The Gowdy Grinder course, mostly singletrack with a dash of doubletrack, slashes through massive granite formations and boulders amongst sage and cacti in southeast Wyoming’s Curt Gowdy State Park. The race tempo varies drastically as riders navigate rocks, drops and boulders then hit smooth, fast singletrack followed by more technical features. Some sections force riders off their bikes.
In the Open Men race, Stefko and Krughoff were the leaders after the field of 55 riders spread out on the first lap. With a few miles left in the race they battled for position. It appeared Krughoff’s robust endurance would get the better of Stefko’s technical prowess.
“The last lap was intense,” says Stefko. “Allen had the better fitness on the climbs, so I knew I had to make a move in the technical stuff.
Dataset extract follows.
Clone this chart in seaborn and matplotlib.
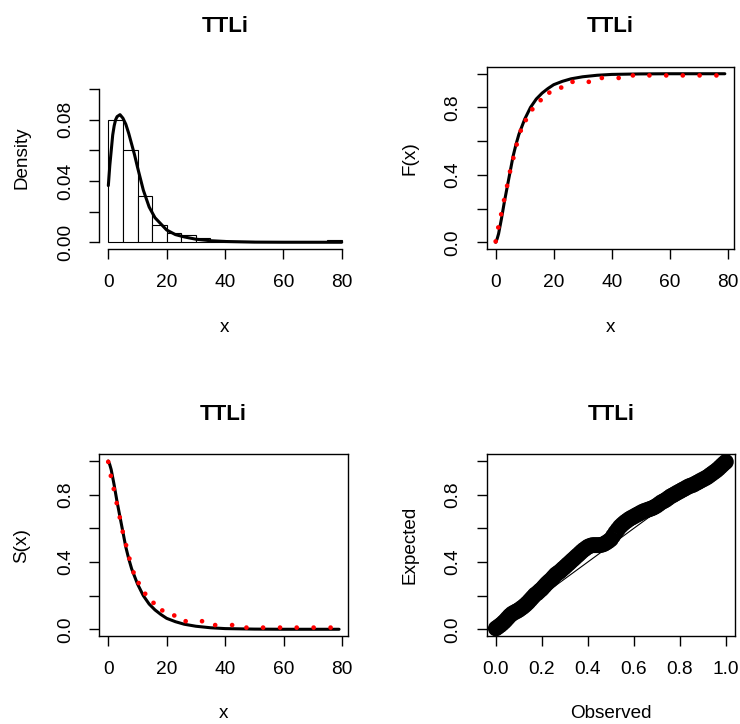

I passed on a rock feature and then went full-gas to the finish. It definitely helped knowing the trails. Props to Allen for pushing that hard on trails he's never ridden before.”
In the Open Women race, Rebecca Gross (Tough Girl), Erin Huck (Tokyo Joe’s) and Melissa Thomas (Tokyo Joe’s) spearheaded the charge until Gross took full command on the second lap and held on for the win. Huck took second and Thomas finished third. Sarah Konrad, a Laramie resident since 1997, finished fourth.
“It is a local race with a deep field on a great technical course – more technical than most cross country courses,” says Konrad. “Also, really unusual to get such a stacked field at a Wyoming race ... it makes it fun to represent Wyoming against all the imports.”
The grassroots, no frills Gowdy Grinder draws riders from mostly Colorado and Wyoming with cities like Boulder, Cheyenne, Denver, Fort Collins and Laramie well-represented. Categories include Beginner, Intermediate and Open. The entry fee of only $15 combined with the challenging and fun course makes it a desirable and challenging race for riders of all calibers. Race director Nat Dyck plans to keep things essentially the same for next year and beyond.
“With an all-volunteer crew, this is about as much as any of us wants to do,” says Dyck. “We like the way things have been going. We don't provide anything more than courses, timing and results. It's just good racing and a good value.”
Dyck says that potential changes for next year’s Gowdy Grinder may include the addition of another men's category to help accommodate the demand for bigger Open and Intermediate fields. The overall race limit will remain capped at 250 racers.